Perhaps writing for an audience’s approval is just another form of people pleasing. Nevertheless, trying to create a story “acceptable” to others rarely works for me—characters lose their grit, the plot’s predictable, or my words sound contrived. That’s why I’m committed to as my true self. Still, this is challenging. Often, it’s easier to play it safe.
I remember facing this dilemma while working on Learning to Bend. Several of my beta readers didn’t connect with Jenna, the book’s main character. They found her unlikeable for breaking her engagement to Ben, who seemed like “such a nice guy.” But I wanted readers to view her as a young woman who finally honors herself and what she wants. Nevertheless, I listened to their advice and revised the plot to have Jenna discover Ben was gay, a secret he’d been denying from her as well as himself.

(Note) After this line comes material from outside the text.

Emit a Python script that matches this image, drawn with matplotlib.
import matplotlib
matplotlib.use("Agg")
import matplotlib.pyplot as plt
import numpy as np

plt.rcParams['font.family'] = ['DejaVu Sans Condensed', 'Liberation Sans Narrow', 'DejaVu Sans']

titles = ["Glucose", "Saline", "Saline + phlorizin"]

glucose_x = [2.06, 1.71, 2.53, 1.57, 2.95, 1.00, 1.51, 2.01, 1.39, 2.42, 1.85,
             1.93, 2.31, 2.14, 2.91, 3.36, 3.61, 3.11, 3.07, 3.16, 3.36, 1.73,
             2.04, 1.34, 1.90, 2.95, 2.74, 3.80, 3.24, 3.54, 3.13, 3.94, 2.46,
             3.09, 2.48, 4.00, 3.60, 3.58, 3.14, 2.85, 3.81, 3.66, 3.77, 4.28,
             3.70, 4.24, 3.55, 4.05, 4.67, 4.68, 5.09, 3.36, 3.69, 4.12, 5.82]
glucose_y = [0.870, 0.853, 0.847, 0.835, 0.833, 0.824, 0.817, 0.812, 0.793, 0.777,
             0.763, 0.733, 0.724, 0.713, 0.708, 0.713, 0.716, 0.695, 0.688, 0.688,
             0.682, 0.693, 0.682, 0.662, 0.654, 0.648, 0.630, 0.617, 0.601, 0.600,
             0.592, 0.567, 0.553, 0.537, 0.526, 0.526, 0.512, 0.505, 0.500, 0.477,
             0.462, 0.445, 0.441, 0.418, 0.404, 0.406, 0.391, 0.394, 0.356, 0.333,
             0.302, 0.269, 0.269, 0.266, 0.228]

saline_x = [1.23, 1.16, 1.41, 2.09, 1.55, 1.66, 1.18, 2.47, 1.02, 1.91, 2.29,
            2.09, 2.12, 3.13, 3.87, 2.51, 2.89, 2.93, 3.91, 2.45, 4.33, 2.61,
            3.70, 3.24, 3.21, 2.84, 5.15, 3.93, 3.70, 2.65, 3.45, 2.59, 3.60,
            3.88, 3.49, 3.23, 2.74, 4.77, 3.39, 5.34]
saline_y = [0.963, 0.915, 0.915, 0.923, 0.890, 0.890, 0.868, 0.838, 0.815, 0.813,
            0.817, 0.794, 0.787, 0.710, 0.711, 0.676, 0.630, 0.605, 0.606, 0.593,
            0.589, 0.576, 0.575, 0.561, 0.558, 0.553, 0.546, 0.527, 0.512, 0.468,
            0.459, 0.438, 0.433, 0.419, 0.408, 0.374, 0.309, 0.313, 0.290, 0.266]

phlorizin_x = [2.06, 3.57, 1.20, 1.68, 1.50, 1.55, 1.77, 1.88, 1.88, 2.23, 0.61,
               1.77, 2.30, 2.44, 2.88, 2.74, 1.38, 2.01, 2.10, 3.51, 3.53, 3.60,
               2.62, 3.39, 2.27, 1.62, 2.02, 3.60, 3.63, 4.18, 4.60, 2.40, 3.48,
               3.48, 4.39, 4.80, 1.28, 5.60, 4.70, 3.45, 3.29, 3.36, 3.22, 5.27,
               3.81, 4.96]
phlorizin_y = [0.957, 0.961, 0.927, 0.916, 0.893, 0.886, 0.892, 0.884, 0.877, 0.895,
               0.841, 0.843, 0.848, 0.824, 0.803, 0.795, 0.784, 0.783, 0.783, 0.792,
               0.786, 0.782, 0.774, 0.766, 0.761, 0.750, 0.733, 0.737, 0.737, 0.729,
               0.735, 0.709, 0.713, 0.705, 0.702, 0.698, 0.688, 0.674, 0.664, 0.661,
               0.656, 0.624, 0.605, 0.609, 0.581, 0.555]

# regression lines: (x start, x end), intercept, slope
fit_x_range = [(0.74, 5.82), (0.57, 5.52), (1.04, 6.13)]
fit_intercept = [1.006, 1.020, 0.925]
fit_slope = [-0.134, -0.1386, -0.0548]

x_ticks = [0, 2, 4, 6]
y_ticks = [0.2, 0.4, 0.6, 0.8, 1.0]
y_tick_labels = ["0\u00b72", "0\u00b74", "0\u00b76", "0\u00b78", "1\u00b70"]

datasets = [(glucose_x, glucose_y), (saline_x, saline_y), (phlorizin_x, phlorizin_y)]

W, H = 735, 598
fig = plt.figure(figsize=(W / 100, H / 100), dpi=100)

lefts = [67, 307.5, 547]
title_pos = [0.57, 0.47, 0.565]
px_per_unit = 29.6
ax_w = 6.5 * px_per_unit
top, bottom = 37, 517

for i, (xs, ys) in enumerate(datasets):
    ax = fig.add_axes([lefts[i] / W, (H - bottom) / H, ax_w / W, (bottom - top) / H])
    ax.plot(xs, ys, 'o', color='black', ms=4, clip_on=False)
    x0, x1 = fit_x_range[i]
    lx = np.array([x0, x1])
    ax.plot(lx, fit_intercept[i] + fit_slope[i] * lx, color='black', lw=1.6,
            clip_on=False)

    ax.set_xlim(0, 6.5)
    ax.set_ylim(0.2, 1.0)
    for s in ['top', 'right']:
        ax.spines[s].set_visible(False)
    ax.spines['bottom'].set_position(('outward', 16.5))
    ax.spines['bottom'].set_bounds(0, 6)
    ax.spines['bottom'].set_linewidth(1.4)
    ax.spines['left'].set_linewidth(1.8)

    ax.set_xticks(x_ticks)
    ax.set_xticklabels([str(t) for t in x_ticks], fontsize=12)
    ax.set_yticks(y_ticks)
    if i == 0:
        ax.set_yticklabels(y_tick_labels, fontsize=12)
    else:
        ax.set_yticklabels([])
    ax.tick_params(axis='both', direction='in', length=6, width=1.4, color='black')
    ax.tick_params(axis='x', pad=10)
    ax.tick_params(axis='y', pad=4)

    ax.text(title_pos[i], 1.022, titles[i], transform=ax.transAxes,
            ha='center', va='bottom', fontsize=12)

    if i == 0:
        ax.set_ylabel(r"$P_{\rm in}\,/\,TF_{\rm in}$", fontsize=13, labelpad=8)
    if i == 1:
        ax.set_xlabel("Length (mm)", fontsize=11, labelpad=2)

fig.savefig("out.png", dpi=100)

The new scenes were filled with drama, remorse, shame, and confusion. I knew this version would grab readers’ attention as well as their hearts—the perfect solution to my dilemma. However, this rewrite didn’t feel right. Suddenly finding out your fiancé’s gay is a sensitive subject; one I never experienced nor could possibly understand. That’s when I realized I’d changed the storyline to manipulate readers’ response to Jenna. Recognizing this was out of alignment for me as an author, I quickly deleted this section and created another reason for Jenna to leave Ben, one I could genuinely write about. More important was the realization of what had happened—I almost sacrificed my voice because I wanted to create a storyline others would support.

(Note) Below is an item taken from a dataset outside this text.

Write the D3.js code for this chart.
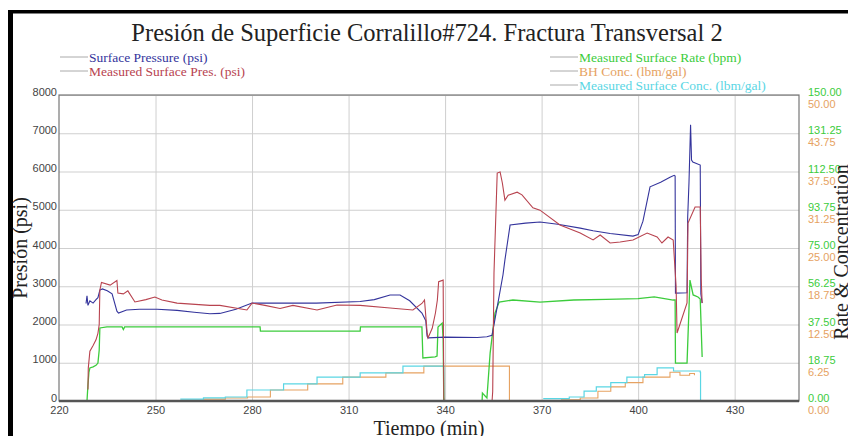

I recently felt this same confusion while working on the first draft of The Retreat, the next book in The Awakening Series (which I hope to release in March of 2023.) The four women who you may “have met” in The Invitation travel to Costa Rica to attend “Elevar,” a spiritual retreat. Throughout the week, they encounter different healers and healing methods. I suspect some may find these experiences far-fetched, out there, or unbelievable. But the truth is I resonate with these practices and believe they can be beneficial—and I totally respect others may not have this same view. But I’m willing to take a chance, put “myself out there,” and see what happens when I share this story. Perhaps some will be turned off by the book. Yet if I am hoping to write as my authentic self, I must release the fear of not having my readers’ approval.

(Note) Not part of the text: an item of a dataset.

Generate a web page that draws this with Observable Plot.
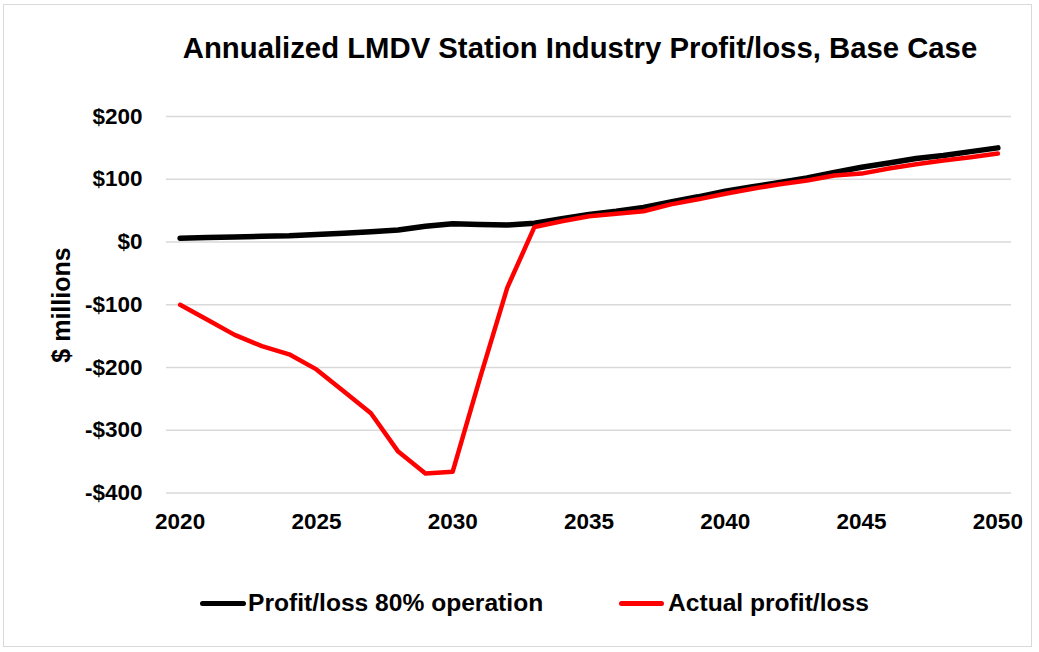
<!DOCTYPE html>
<html>
<head>
<meta charset="utf-8">
<script src="https://cdn.jsdelivr.net/npm/d3@7"></script>
<script src="https://cdn.jsdelivr.net/npm/@observablehq/plot@0.6"></script>
<style>
  html, body { margin: 0; padding: 0; background: #fff; }
  #wrap { position: relative; width: 1039px; height: 652px; overflow: hidden; font-family: "Liberation Sans", Arial, sans-serif; font-weight: bold; color: #000; }
  #frame { position: absolute; left: 3px; top: 4px; width: 1029px; height: 643px; border: 1px solid #d9d9d9; box-sizing: border-box; }
  #title { position: absolute; left: 121px; width: 918px; top: 34px; text-align: center; font-size: 29.3px; line-height: 28px; white-space: nowrap; }
  #ylabel { position: absolute; left: 61px; top: 305px; transform: translate(-50%, -50%) rotate(-90deg); font-size: 25px; white-space: nowrap; }
  #chart { position: absolute; left: 0; top: 0; }
  .leg { position: absolute; font-size: 24.6px; line-height: 24px; white-space: nowrap; }
  .sw { position: absolute; height: 5px; border-radius: 3px; }
</style>
</head>
<body>
<div id="wrap">
  <div id="frame"></div>
  <div id="chart"></div>
  <div id="title">Annualized LMDV Station Industry Profit/loss, Base Case</div>
  <div id="ylabel">$ millions</div>
  <div id="legend"></div>
</div>
<script>
const years = [2020,2021,2022,2023,2024,2025,2026,2027,2028,2029,2030,2031,2032,2033,2034,2035,2036,2037,2038,2039,2040,2041,2042,2043,2044,2045,2046,2047,2048,2049,2050];
const profit80 = [6,7,8,9,10,12,14,16.5,19,25,29,28,27,30,37,44,49,55,64,72,81,88,95,102,111,119,126,133,138,144,150];
const actual = [-100,-124,-148,-166,-179,-203,-238,-273,-334,-369,-366,-217,-73,24,33,41,45,49,60,68,77,85,92,98,106,109,117,124,130,135,141];
const seriesNames = ["Profit/loss 80% operation", "Actual profit/loss"];
const seriesColors = ["#000000", "#ff0000"];
const xTicks = [2020,2025,2030,2035,2040,2045,2050];
const yTicks = [-400,-300,-200,-100,0,100,200];

const rows = [];
years.forEach((yr, i) => {
  rows.push({year: yr, value: profit80[i], series: seriesNames[0]});
  rows.push({year: yr, value: actual[i], series: seriesNames[1]});
});

const fmtY = d => d < 0 ? "-$" + Math.abs(d) : "$" + d;

const chart = Plot.plot({
  width: 1039,
  height: 560,
  marginLeft: 166,
  marginRight: 28,
  marginTop: 116,
  marginBottom: 67.5,
  style: {fontFamily: '"Liberation Sans", Arial, sans-serif', fontWeight: "bold", background: "transparent", overflow: "visible"},
  x: {domain: [2019.5, 2050.5]},
  y: {domain: [-400, 200]},
  color: {domain: seriesNames, range: seriesColors},
  marks: [
    Plot.ruleY(yTicks, {stroke: "#d9d9d9", strokeWidth: 1.3}),
    Plot.lineY(rows.filter(d => d.series === seriesNames[0]), {x: "year", y: "value", stroke: "series", strokeWidth: 5.5, strokeLinecap: "round", strokeLinejoin: "round"}),
    Plot.lineY(rows.filter(d => d.series === seriesNames[1]), {x: "year", y: "value", stroke: "series", strokeWidth: 4.5, strokeLinecap: "round", strokeLinejoin: "round"}),
    Plot.axisX({ticks: xTicks, tickFormat: d => String(d), tickSize: 0, tickPadding: 20, fontSize: 22.5, fontWeight: "bold", fill: "#000", label: null}),
    Plot.axisY({ticks: yTicks, tickFormat: fmtY, tickSize: 0, tickPadding: 24, fontSize: 22.5, fontWeight: "bold", fill: "#000", label: null})
  ]
});
document.getElementById("chart").appendChild(chart);

// legend
const legend = document.getElementById("legend");
const legPos = [{sw: 200, swW: 46, tx: 248}, {sw: 619, swW: 45, tx: 668}];
seriesNames.forEach((name, i) => {
  const sw = document.createElement("div");
  sw.className = "sw";
  sw.style.left = legPos[i].sw + "px";
  sw.style.width = legPos[i].swW + "px";
  sw.style.top = (603 - 2.5) + "px";
  sw.style.background = seriesColors[i];
  legend.appendChild(sw);
  const t = document.createElement("div");
  t.className = "leg";
  t.style.left = legPos[i].tx + "px";
  t.style.top = (603 - 12) + "px";
  t.textContent = name;
  legend.appendChild(t);
});
</script>
</body>
</html>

My goal has never been to become a best-selling author. While it would be amazing if that occurred, it’s not the reason I write. Instead, I hope to help lift others by sharing thoughts that might cause one to consider another perspective. But for me to do this, I must pause, quiet my mind, and set an intention for my true voice to emerge. Sometimes the world stills, allowing me to go within. It’s in these rare moments of surrender that words come through me instead of me struggling to find the perfect phrases. My work becomes effortless, there is a flow, and I no longer second-guess myself. I know the shift’s occurred when I later reread what’s on the page and have no recollection of ever writing those words.
I suppose this applies to most of what we do in life. If we hope to present as our true selves, we must ignore the surrounding messages of who and what others think we should be and instead trust we know what we are meant to do. By going within, we can witness our spirit, the essence of our soul. And this is where our magic lives.